(TASK TO CARRY OUT) Retype only the lines from the one containing "Output the HTML that produces this rendering." through the one containing "- 80 mm</text>", both included, word for word. Pictures stay out of the copy.

(RECORDS SUPPLIED)
┏━━
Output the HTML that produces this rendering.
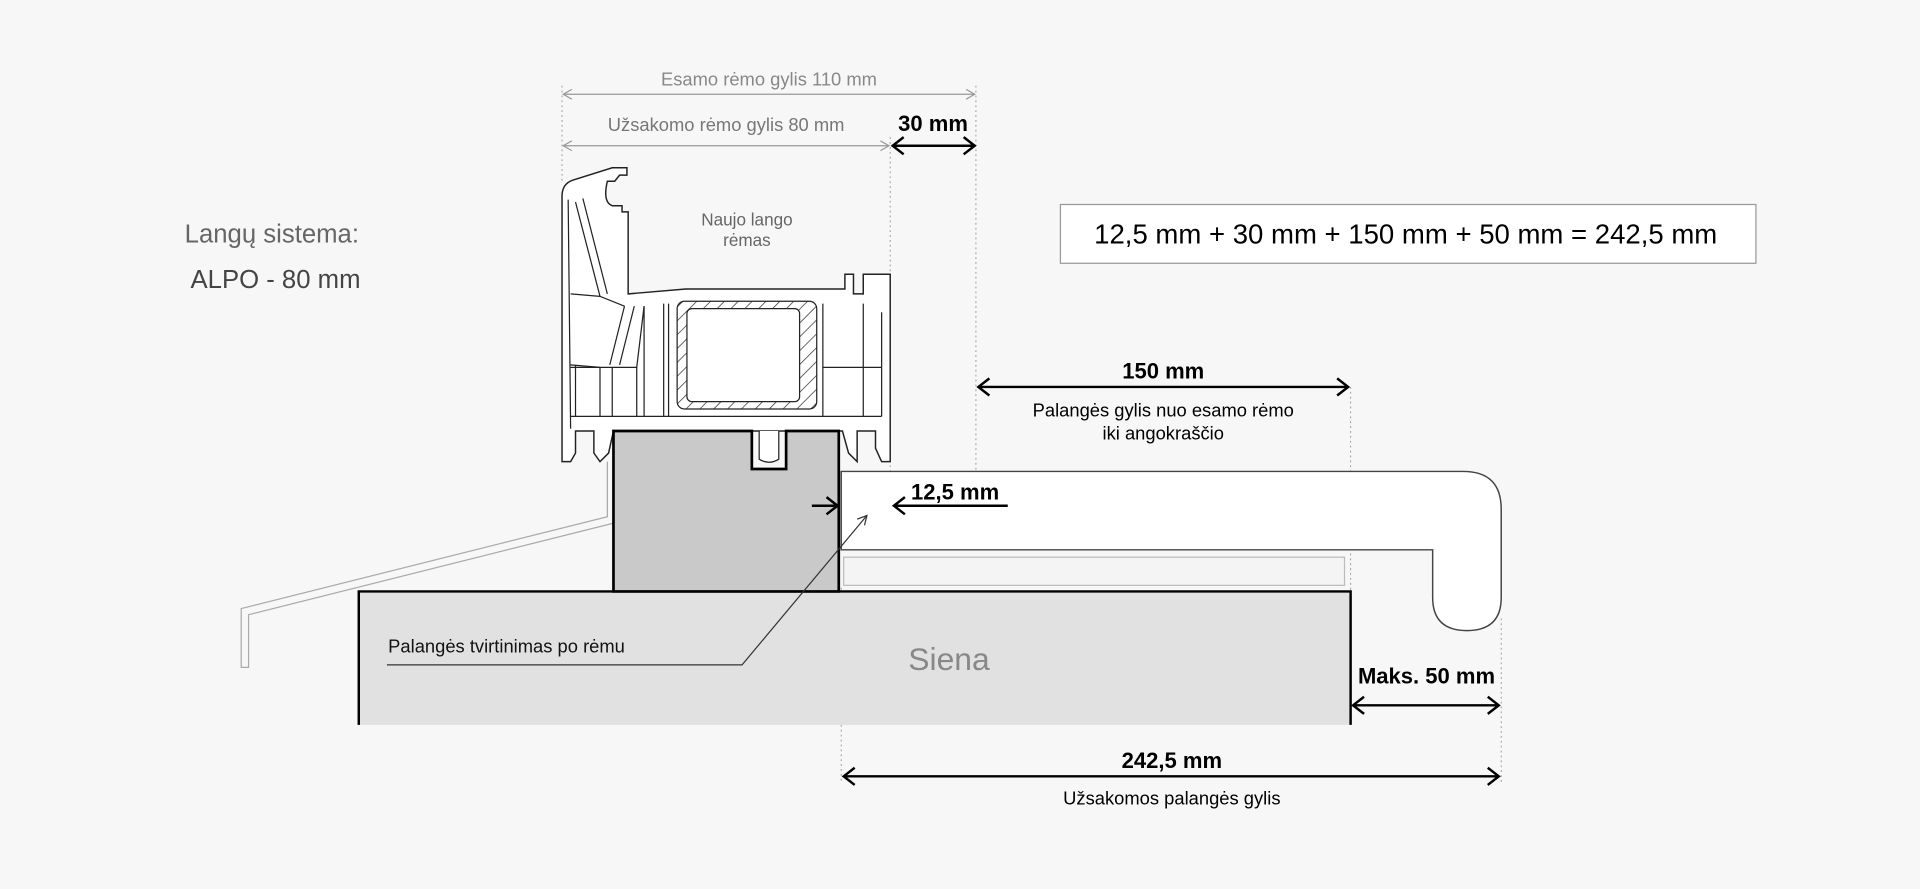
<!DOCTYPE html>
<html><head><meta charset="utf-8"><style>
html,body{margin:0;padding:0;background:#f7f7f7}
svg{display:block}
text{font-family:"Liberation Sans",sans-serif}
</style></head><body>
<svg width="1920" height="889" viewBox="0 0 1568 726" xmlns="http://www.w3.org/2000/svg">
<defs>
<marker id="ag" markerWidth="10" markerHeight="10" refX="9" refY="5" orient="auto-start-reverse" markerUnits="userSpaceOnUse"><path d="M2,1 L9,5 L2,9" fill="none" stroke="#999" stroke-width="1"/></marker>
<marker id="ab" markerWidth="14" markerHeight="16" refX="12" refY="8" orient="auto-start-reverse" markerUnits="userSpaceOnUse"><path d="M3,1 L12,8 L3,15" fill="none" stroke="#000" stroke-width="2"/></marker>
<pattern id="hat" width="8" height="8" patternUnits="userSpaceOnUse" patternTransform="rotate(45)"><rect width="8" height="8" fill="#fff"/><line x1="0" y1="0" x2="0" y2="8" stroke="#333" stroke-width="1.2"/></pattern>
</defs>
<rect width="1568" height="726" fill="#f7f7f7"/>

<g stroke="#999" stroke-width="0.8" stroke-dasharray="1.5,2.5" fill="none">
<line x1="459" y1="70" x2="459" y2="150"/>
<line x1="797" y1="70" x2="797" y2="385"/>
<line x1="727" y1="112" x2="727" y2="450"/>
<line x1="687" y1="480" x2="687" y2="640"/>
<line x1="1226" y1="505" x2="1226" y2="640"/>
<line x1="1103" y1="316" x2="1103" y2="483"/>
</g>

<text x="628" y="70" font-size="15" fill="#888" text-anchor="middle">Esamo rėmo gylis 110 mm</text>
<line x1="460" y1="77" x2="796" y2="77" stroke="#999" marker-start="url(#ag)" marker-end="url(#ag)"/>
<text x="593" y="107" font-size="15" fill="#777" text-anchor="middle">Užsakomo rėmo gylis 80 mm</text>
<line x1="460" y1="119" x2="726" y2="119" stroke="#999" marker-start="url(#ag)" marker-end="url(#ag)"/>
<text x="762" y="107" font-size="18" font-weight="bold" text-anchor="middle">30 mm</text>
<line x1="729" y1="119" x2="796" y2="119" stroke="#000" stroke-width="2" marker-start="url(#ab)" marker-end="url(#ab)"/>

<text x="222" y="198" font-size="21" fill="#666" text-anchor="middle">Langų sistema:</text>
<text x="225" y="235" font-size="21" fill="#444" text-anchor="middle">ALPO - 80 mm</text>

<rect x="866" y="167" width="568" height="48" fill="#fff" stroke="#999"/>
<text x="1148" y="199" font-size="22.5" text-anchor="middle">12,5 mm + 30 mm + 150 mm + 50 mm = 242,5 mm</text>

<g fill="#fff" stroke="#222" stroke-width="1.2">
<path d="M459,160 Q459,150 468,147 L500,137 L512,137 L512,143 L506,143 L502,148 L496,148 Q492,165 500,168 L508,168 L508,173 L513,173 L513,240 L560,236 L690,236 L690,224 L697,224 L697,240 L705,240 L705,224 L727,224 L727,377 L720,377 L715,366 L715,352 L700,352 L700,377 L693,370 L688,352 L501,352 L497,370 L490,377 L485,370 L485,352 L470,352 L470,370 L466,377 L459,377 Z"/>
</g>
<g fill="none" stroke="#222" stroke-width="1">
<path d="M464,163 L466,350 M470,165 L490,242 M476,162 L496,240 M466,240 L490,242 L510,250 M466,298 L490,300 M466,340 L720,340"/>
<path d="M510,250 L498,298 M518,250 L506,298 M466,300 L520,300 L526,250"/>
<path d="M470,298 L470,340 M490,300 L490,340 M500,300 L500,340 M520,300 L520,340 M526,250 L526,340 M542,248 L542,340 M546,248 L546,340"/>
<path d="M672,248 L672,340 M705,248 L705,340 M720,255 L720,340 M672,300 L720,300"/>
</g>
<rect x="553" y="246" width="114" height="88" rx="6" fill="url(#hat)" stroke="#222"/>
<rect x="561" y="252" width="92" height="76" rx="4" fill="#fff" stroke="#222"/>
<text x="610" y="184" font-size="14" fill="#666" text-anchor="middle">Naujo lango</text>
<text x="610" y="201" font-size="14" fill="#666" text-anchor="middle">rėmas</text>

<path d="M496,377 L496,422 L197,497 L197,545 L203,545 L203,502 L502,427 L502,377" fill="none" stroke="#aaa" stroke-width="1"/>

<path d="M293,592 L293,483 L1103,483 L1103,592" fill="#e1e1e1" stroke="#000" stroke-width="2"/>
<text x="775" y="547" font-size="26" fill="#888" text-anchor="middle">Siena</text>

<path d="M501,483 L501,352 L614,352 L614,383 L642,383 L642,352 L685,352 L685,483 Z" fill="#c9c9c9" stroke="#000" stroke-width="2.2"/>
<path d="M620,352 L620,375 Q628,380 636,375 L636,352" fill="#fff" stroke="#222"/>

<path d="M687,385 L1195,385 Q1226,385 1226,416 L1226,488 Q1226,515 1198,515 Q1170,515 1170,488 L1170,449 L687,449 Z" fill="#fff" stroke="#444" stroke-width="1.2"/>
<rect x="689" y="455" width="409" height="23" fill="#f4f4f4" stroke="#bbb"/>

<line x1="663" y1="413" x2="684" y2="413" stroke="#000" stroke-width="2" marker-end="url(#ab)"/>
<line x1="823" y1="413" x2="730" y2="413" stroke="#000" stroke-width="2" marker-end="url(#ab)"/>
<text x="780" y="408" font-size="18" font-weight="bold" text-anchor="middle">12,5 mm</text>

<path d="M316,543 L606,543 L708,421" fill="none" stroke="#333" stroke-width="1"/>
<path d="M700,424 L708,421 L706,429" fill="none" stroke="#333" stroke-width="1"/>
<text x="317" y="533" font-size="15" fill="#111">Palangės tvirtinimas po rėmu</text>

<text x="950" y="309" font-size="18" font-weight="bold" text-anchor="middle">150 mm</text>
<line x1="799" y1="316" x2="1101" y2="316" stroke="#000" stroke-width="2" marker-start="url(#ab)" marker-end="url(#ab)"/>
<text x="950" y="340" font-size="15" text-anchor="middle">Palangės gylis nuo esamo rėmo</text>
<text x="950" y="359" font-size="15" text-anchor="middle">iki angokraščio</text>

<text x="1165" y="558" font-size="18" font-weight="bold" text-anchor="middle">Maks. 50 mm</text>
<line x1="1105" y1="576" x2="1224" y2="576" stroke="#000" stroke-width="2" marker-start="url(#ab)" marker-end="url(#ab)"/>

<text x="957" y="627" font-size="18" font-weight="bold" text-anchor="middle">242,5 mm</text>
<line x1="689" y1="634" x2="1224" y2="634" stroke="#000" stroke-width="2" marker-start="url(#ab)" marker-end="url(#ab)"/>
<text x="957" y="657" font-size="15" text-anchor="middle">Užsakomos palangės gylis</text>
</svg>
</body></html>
┗━━
┏━━
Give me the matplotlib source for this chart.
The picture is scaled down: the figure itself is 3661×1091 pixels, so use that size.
┗━━
(RESPONSE TO THIS EXERCISE)
Output the HTML that produces this rendering.
<!DOCTYPE html>
<html><head><meta charset="utf-8"><style>
html,body{margin:0;padding:0;background:#f7f7f7}
svg{display:block}
text{font-family:"Liberation Sans",sans-serif}
</style></head><body>
<svg width="1920" height="889" viewBox="0 0 1568 726" xmlns="http://www.w3.org/2000/svg">
<defs>
<marker id="ag" markerWidth="10" markerHeight="10" refX="9" refY="5" orient="auto-start-reverse" markerUnits="userSpaceOnUse"><path d="M2,1 L9,5 L2,9" fill="none" stroke="#999" stroke-width="1"/></marker>
<marker id="ab" markerWidth="14" markerHeight="16" refX="12" refY="8" orient="auto-start-reverse" markerUnits="userSpaceOnUse"><path d="M3,1 L12,8 L3,15" fill="none" stroke="#000" stroke-width="2"/></marker>
<pattern id="hat" width="8" height="8" patternUnits="userSpaceOnUse" patternTransform="rotate(45)"><rect width="8" height="8" fill="#fff"/><line x1="0" y1="0" x2="0" y2="8" stroke="#333" stroke-width="1.2"/></pattern>
</defs>
<rect width="1568" height="726" fill="#f7f7f7"/>

<g stroke="#999" stroke-width="0.8" stroke-dasharray="1.5,2.5" fill="none">
<line x1="459" y1="70" x2="459" y2="150"/>
<line x1="797" y1="70" x2="797" y2="385"/>
<line x1="727" y1="112" x2="727" y2="450"/>
<line x1="687" y1="480" x2="687" y2="640"/>
<line x1="1226" y1="505" x2="1226" y2="640"/>
<line x1="1103" y1="316" x2="1103" y2="483"/>
</g>

<text x="628" y="70" font-size="15" fill="#888" text-anchor="middle">Esamo rėmo gylis 110 mm</text>
<line x1="460" y1="77" x2="796" y2="77" stroke="#999" marker-start="url(#ag)" marker-end="url(#ag)"/>
<text x="593" y="107" font-size="15" fill="#777" text-anchor="middle">Užsakomo rėmo gylis 80 mm</text>
<line x1="460" y1="119" x2="726" y2="119" stroke="#999" marker-start="url(#ag)" marker-end="url(#ag)"/>
<text x="762" y="107" font-size="18" font-weight="bold" text-anchor="middle">30 mm</text>
<line x1="729" y1="119" x2="796" y2="119" stroke="#000" stroke-width="2" marker-start="url(#ab)" marker-end="url(#ab)"/>

<text x="222" y="198" font-size="21" fill="#666" text-anchor="middle">Langų sistema:</text>
<text x="225" y="235" font-size="21" fill="#444" text-anchor="middle">ALPO - 80 mm</text>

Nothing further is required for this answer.